Charles Darwin studied for two months with Edmonstone in 1826, when Darwin was aged around 17. Edmonstone gave Darwin inspiring accounts of tropical rain forests in South America and may have encouraged him to explore there. Having worked in hot climates, Edmonstone had learned to preserve birds rapidly before decomposition set in, a skill that may have benefited Darwin during the voyage of HMS Beagle from 1931, when Darwin preserved Galapagos finches and Galapagos mockingbirds.

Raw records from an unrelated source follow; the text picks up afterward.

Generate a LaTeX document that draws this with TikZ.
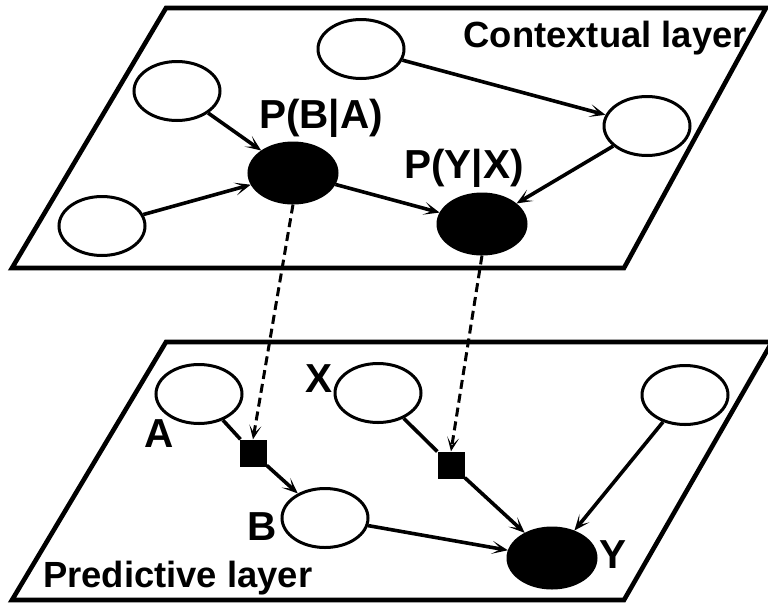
\documentclass[tikz,border=0pt]{standalone}
\usepackage{fontspec}
\setmainfont{Liberation Sans}
\usetikzlibrary{shapes.geometric,arrows.meta}

\tikzset{
  plane/.style={line width=4.6pt, line join=miter},
  varnode/.style={ellipse, draw, line width=3pt, fill=white,
    minimum width=86pt, minimum height=59pt, inner sep=0pt},
  obsnode/.style={ellipse, draw, line width=3pt, fill=black,
    minimum width=88pt, minimum height=60pt, inner sep=0pt},
  factor/.style={rectangle, fill=black, minimum size=27pt, inner sep=0pt},
  arr/.style={line width=3.6pt, -{Stealth[length=16pt,width=13pt,inset=9pt]}},
  link/.style={line width=3.6pt},
  mapping/.style={line width=3pt, dash pattern=on 9pt off 5pt,
    -{Stealth[length=14pt,width=12pt,inset=8pt]}},
  layertext/.style={font=\fontsize{36.4}{40}\selectfont\bfseries, inner sep=0pt},
  labeltext/.style={font=\fontsize{40.5}{44}\selectfont\bfseries, inner sep=0pt}
}

\begin{document}
\begin{tikzpicture}[x=1pt,y=-1pt]
\useasboundingbox (0,0) rectangle (768,603);

% the two layers
\draw[plane] (12,268) -- (166,8) -- (766,8) -- (624,268) -- cycle;
\draw[plane] (12,600) -- (166,342) -- (772,342) -- (624,600) -- cycle;

\node[layertext, anchor=base east] (ctxlabel) at (747,47) {Contextual layer};
\node[layertext, anchor=base west] (predlabel) at (43,587) {Predictive layer};

% contextual layer
\node[varnode] (c1) at (177,91) {};
\node[varnode] (c2) at (102,226) {};
\node[obsnode] (pba) at (293,173) {};
\node[varnode] (c3) at (361,49) {};
\node[varnode] (c4) at (647,126) {};
\node[obsnode] (pyx) at (482,224) {};

\node[labeltext, anchor=base] (pbalabel) at (321,128) {P(B|A)};
\node[labeltext, anchor=base] (pyxlabel) at (464,178) {P(Y|X)};

\draw[arr] (c1) -- (pba);
\draw[arr] (c2) -- (pba);
\draw[arr] (pba) -- (pyx);
\draw[arr] (c3) -- (c4);
\draw[arr] (c4) -- (pyx);

% predictive layer
\node[varnode] (a) at (199,394) {};
\node[varnode] (b) at (325,518) {};
\node[varnode] (x) at (378,393) {};
\node[varnode] (r) at (685,395) {};
\node[obsnode] (y) at (552,558) {};
\node[factor] (f1) at (253,453) {};
\node[factor] (f2) at (451,465) {};

\node[labeltext, anchor=base] (alabel) at (159,447) {A};
\node[labeltext, anchor=base] (blabel) at (262,540) {B};
\node[labeltext, anchor=base] (xlabel) at (319,392) {X};
\node[labeltext, anchor=base] (ylabel) at (613,568) {Y};

\draw[link] (a) -- (f1);
\draw[arr] (f1) -- (b);
\draw[link] (x) -- (f2);
\draw[arr] (f2) -- (y);
\draw[arr] (b) -- (y);
\draw[arr] (r) -- (y);

% mappings between the layers
\draw[mapping] (pba.south) -- (f1.north);
\draw[mapping] (pyx.south) -- (f2.north);
\end{tikzpicture}
\end{document}
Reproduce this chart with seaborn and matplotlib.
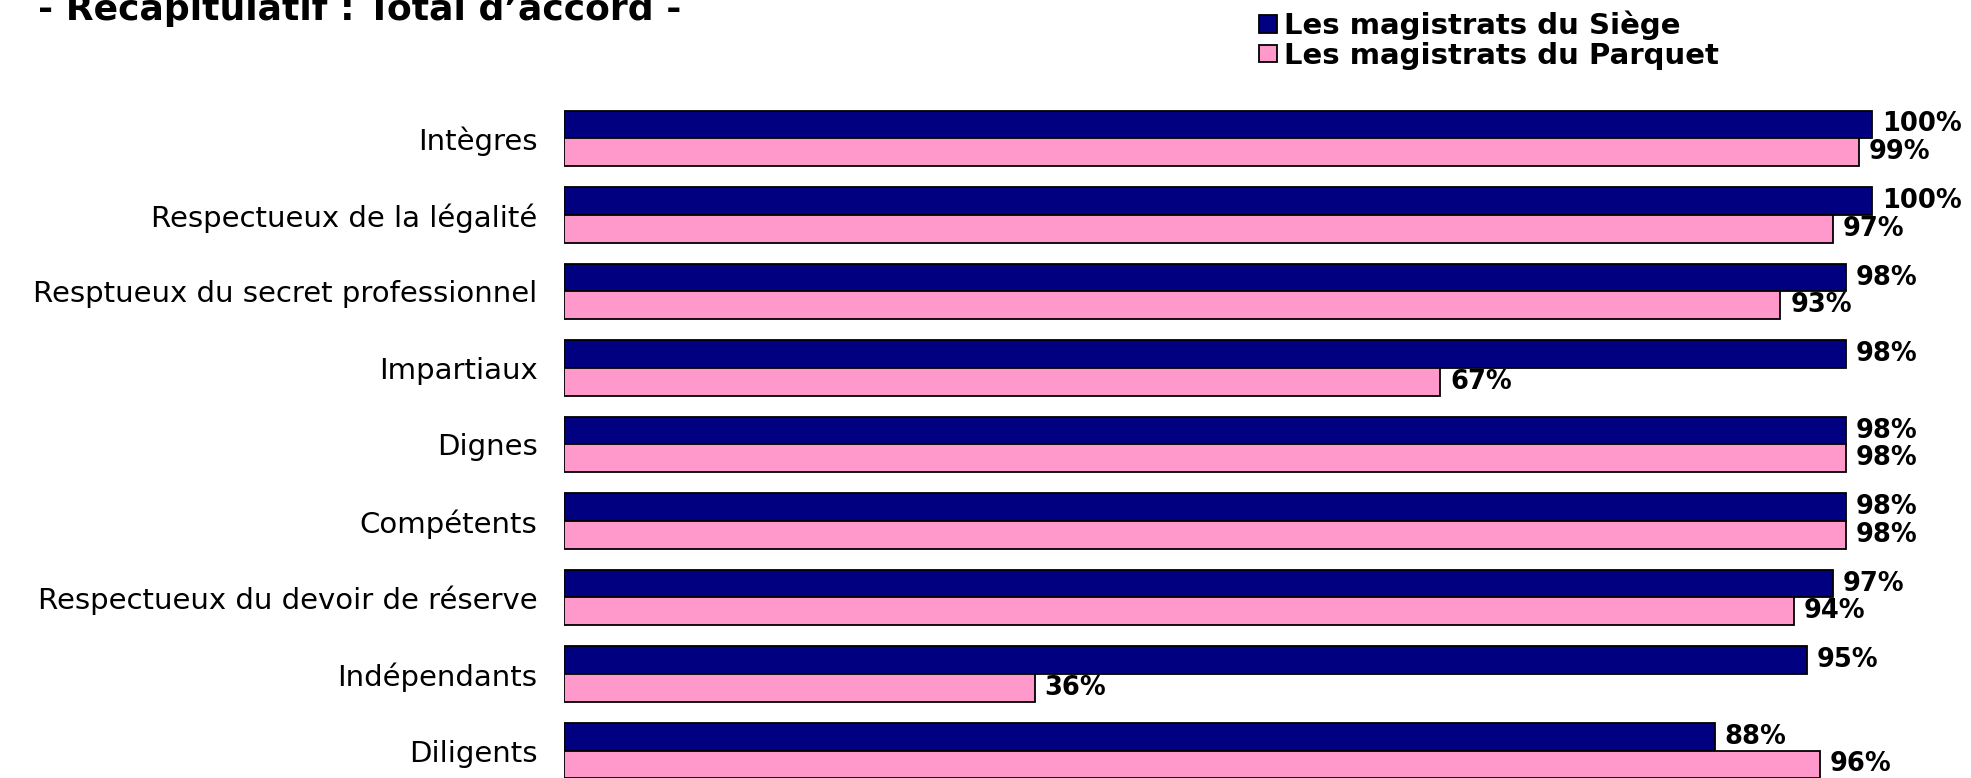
import matplotlib
matplotlib.use("Agg")
import matplotlib.pyplot as plt
import seaborn as sns
import pandas as pd

categories = [
    "Intègres",
    "Respectueux de la légalité",
    "Resptueux du secret professionnel",
    "Impartiaux",
    "Dignes",
    "Compétents",
    "Respectueux du devoir de réserve",
    "Indépendants",
    "Diligents",
]
series_names = ["Les magistrats du Siège", "Les magistrats du Parquet"]
siege = [100, 100, 98, 98, 98, 98, 97, 95, 88]
parquet = [99, 97, 93, 67, 98, 98, 94, 36, 96]
title = "- Récapitulatif : Total d’accord -"
colors = ["#000080", "#FF99CC"]

df = pd.DataFrame({
    "categorie": categories * 2,
    "groupe": [series_names[0]] * len(categories) + [series_names[1]] * len(categories),
    "valeur": siege + parquet,
})

sns.set_theme(style="white")
plt.rcParams["font.family"] = ["DejaVu Sans"]
plt.rcParams["text.color"] = "black"

W, H = 1971, 778
fig = plt.figure(figsize=(W / 100, H / 100), dpi=100, facecolor="white")
ax = fig.add_axes([564 / W, 0, (W - 564) / W, 1])

sns.barplot(data=df, y="categorie", x="valeur", hue="groupe", order=categories,
            hue_order=series_names, palette=colors, width=0.724, orient="h",
            edgecolor="black", linewidth=1.3, saturation=1, ax=ax)

px_per_unit = (1872 - 564) / 100
ax.set_xlim(0, (W - 564) / px_per_unit)
spacing = 76.53
c0 = 138.3
ax.set_ylim((H - c0) / spacing, -c0 / spacing)

for s in ax.spines.values():
    s.set_visible(False)
ax.set_xticks([])
ax.set_xlabel("")
ax.set_ylabel("")
ax.tick_params(axis="y", length=0, pad=19, labelsize=21, labelcolor="black")

vals = [siege, parquet]
for cont, v in zip(ax.containers, vals):
    ax.bar_label(cont, labels=[f"{x}%" for x in v], padding=7,
                 fontsize=18.5, fontweight="bold", color="black")

handles, labels = ax.get_legend_handles_labels()
if ax.get_legend() is not None:
    ax.get_legend().remove()
fig.legend(handles, labels, loc="upper left",
           bbox_to_anchor=(1259 / W, 1 - 11 / H), bbox_transform=fig.transFigure,
           frameon=False, prop={"size": 21, "weight": "bold"}, labelcolor="black",
           handlelength=0.62, handleheight=0.55, handletextpad=0.25,
           labelspacing=0.05, borderpad=0, borderaxespad=0)

fig.text(38 / W, 1 - 20 / H, title, ha="left", va="baseline",
         fontsize=26, fontweight="bold", color="black")

fig.savefig("out.png", dpi=100, facecolor="white")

Darwin described Edmonstone as:

A negro lived in Edinburgh, who had travelled with Waterton, and gained his livelihood by stuffing birds, which he did excellently: he gave me lessons for payment, and I used often to sit with him, for he was a very pleasant and intelligent man.
Edmonstone also undertook work for the Royal Museum of the University. He moved his taxidermy shop to Edinburgh's main shopping thoroughfare, opening at 29 and then later 66 Princes Street. In the 1840s, he moved shop again to 10 South St David's Street.

== Personal life ==
Edmonstone appears to have married his neighbour, Mary Kerr, in 1824. The 1841 census records Edmonstone living at James Court, Edinburgh, with Mary and three children.

== Legacy ==
In 2009, a plaque to commemorate Edmonstone was commissioned by the London arts venue Kings Place, to be made by the Wedgwood porcelain firm. The plaque was put up at Negociants Bar, in Lothian Street, Edinburgh, although it has since been lost.

Edmonstone is regarded as one of the "100 Great Black Britons".

A poem narrated from the perspective of John Edmonstone appears in the Winter 2019 issue of African American Review.